The other solutions like the numerous liquidity facilities by the US Fed, the Dollar Swap Facility for the benefit of European banks, the vacant Long-Term Refinance Operation bonds by the Draghi Euro Central Bank, the toxic bond redemptions, the deliveries of toxic paper onto the Fannie Mae doorstep, these are all pathetic central bank exercises that solve nothing. They fail to address the grotesque insolvency of the big Western banks, the rampant deficits of the Western governments, and the internal insolvencies within the many Western economies.


A new trade settlement system is coming, which works around the toxic US Dollar. While the United States slips inexorably into the Third World, with several key traits already showing in glaring style, the rest of the world will follow the Eastern lead. The Chinese and Russians will show the way, with a hidden German hand, as the trade settlement is to be conducted with Gold Trade Notes based upon a core of gold, silver, and platinum. If nations wish to be benefit from supply routes, they must acquire the Gold Trade Notes. The entire system is ready for implementation, sure to shock the New York and London paper traders in the empty temples. The paper IOU rubbish will no longer be accepted. Great changes cometh, in a grand Paradigm Shift.
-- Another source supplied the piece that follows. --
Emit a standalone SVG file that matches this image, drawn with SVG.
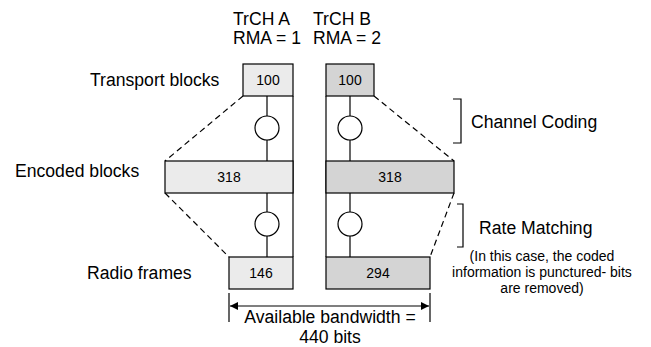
<svg xmlns="http://www.w3.org/2000/svg" width="651" height="347" viewBox="0 0 651 347">
  <defs>
    <style>
      text { font-family: "Liberation Sans", Arial, sans-serif; fill: #000; }
      .lbl { font-size: 17.6px; }
      .num { font-size: 14px; text-anchor: middle; }
      .note { font-size: 14px; text-anchor: middle; }
      .boxA { fill: #ebebeb; stroke: #000; stroke-width: 1.2; }
      .boxB { fill: #d4d4d4; stroke: #000; stroke-width: 1.2; }
      .ln { stroke: #000; stroke-width: 1.2; fill: none; }
      .dash { stroke: #000; stroke-width: 1.2; fill: none; stroke-dasharray: 6 4; }
      .coder { fill: #fff; stroke: #000; stroke-width: 1.2; }
    </style>
    <marker id="arr" viewBox="0 0 10 10" refX="10" refY="5" markerWidth="10" markerHeight="8" markerUnits="userSpaceOnUse" orient="auto-start-reverse">
      <path d="M0,0 L10,5 L0,10 z" fill="#000"/>
    </marker>
  </defs>

  <!-- column headers -->
  <g id="headers">
    <text class="lbl" x="233" y="25">TrCH A</text>
    <text class="lbl" x="233" y="44">RMA = 1</text>
    <text class="lbl" x="313" y="25">TrCH B</text>
    <text class="lbl" x="313" y="44">RMA = 2</text>
  </g>

  <!-- row labels -->
  <g id="row-labels">
    <text class="lbl" x="90" y="86">Transport blocks</text>
    <text class="lbl" x="15" y="177">Encoded blocks</text>
    <text class="lbl" x="87" y="279">Radio frames</text>
  </g>

  <!-- connectors -->
  <g id="connectors">
    <!-- TrCH A chain -->
    <line class="ln" x1="267" y1="96" x2="267" y2="116"/>
    <line class="ln" x1="267" y1="140" x2="267" y2="161"/>
    <line class="ln" x1="267" y1="193" x2="267" y2="212"/>
    <line class="ln" x1="267" y1="236" x2="267" y2="257"/>
    <line class="ln" x1="293" y1="96" x2="293" y2="257"/>
    <!-- TrCH B chain -->
    <line class="ln" x1="350" y1="96" x2="350" y2="116"/>
    <line class="ln" x1="350" y1="140" x2="350" y2="161"/>
    <line class="ln" x1="350" y1="193" x2="350" y2="212"/>
    <line class="ln" x1="350" y1="236" x2="350" y2="257"/>
    <line class="ln" x1="326" y1="96" x2="326" y2="257"/>
    <!-- expansion / puncturing outlines -->
    <line class="dash" x1="243" y1="96" x2="165" y2="161"/>
    <line class="dash" x1="165" y1="193" x2="229" y2="257"/>
    <line class="dash" x1="374" y1="96" x2="454" y2="161"/>
    <line class="dash" x1="454" y1="193" x2="430" y2="257"/>
  </g>

  <!-- coding stages -->
  <g id="coders">
    <circle class="coder" cx="267" cy="128" r="12"/>
    <circle class="coder" cx="267" cy="224" r="12"/>
    <circle class="coder" cx="350" cy="128" r="12"/>
    <circle class="coder" cx="350" cy="224" r="12"/>
  </g>

  <g id="tb-a">
    <rect class="boxA" x="243" y="64" width="50" height="32"/>
    <text class="num" x="268" y="85">100</text>
  </g>
  <g id="tb-b">
    <rect class="boxB" x="326" y="64" width="48" height="32"/>
    <text class="num" x="350" y="85">100</text>
  </g>
  <g id="enc-a">
    <rect class="boxA" x="165" y="161" width="128" height="32"/>
    <text class="num" x="229" y="182">318</text>
  </g>
  <g id="enc-b">
    <rect class="boxB" x="326" y="161" width="128" height="32"/>
    <text class="num" x="390" y="182">318</text>
  </g>
  <g id="rf-a">
    <rect class="boxA" x="229" y="257" width="64" height="32"/>
    <text class="num" x="261" y="278">146</text>
  </g>
  <g id="rf-b">
    <rect class="boxB" x="326" y="257" width="104" height="32"/>
    <text class="num" x="378" y="278">294</text>
  </g>

  <!-- channel coding bracket -->
  <g id="channel-coding">
    <path class="ln" d="M453,99 H461 V143 H453"/>
    <text class="lbl" x="471" y="128">Channel Coding</text>
  </g>

  <!-- rate matching bracket -->
  <g id="rate-matching">
    <path class="ln" d="M457,204 H463 V247 H457"/>
    <text class="lbl" x="479" y="234">Rate Matching</text>
    <text class="note" x="542" y="261">(In this case, the coded</text>
    <text class="note" x="542" y="277">information is punctured- bits</text>
    <text class="note" x="542" y="293">are removed)</text>
  </g>

  <!-- available bandwidth -->
  <g id="bandwidth">
    <line class="ln" x1="229" y1="293" x2="229" y2="322"/>
    <line class="ln" x1="430" y1="293" x2="430" y2="322"/>
    <line class="ln" x1="230" y1="306" x2="429" y2="306" marker-start="url(#arr)" marker-end="url(#arr)"/>
    <text class="lbl" x="330" y="323" text-anchor="middle">Available bandwidth =</text>
    <text class="lbl" x="330" y="343" text-anchor="middle">440 bits</text>
  </g>
</svg>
For over two decades, trade has been dominated by the US Dollar in settlement, led by the crude oil sales by OPEC. It defined the Petro-Dollar and the Grand Surplus Recycle. Those ways are being gradually pushed aside. As trade is settled increasingly outside the US Dollar, led by Eastern nations, the entire global banking structures will shed their US Treasury Bonds no longer required. Once again, in a more natural order, the trade will dictate the banking reserve practices. The banks will accumulate Gold bullion, diversify out of US TBonds (even US Agency Mortgage Bonds), and begin to act like real banks again instead of toxic paper factories and obscene derivative casinos. The Jackass does not discuss the corrupted COMEX paper gold price any longer. It does not deserve the attention, nor the respect, nor a capital “G” in the name. Shocking events are coming, like earthquakes and tsunamis to foster change. The United States will be largely left behind as valid physical Gold takes center stage in the global financial system, the trade settlement system, and the banking system. The next important new bankers will be those in physical possession of Gold bullion without encumbrance of counter-party, like the Sprott Fund, like bullion banks that do not cooperate with the diabolical New York and London banks.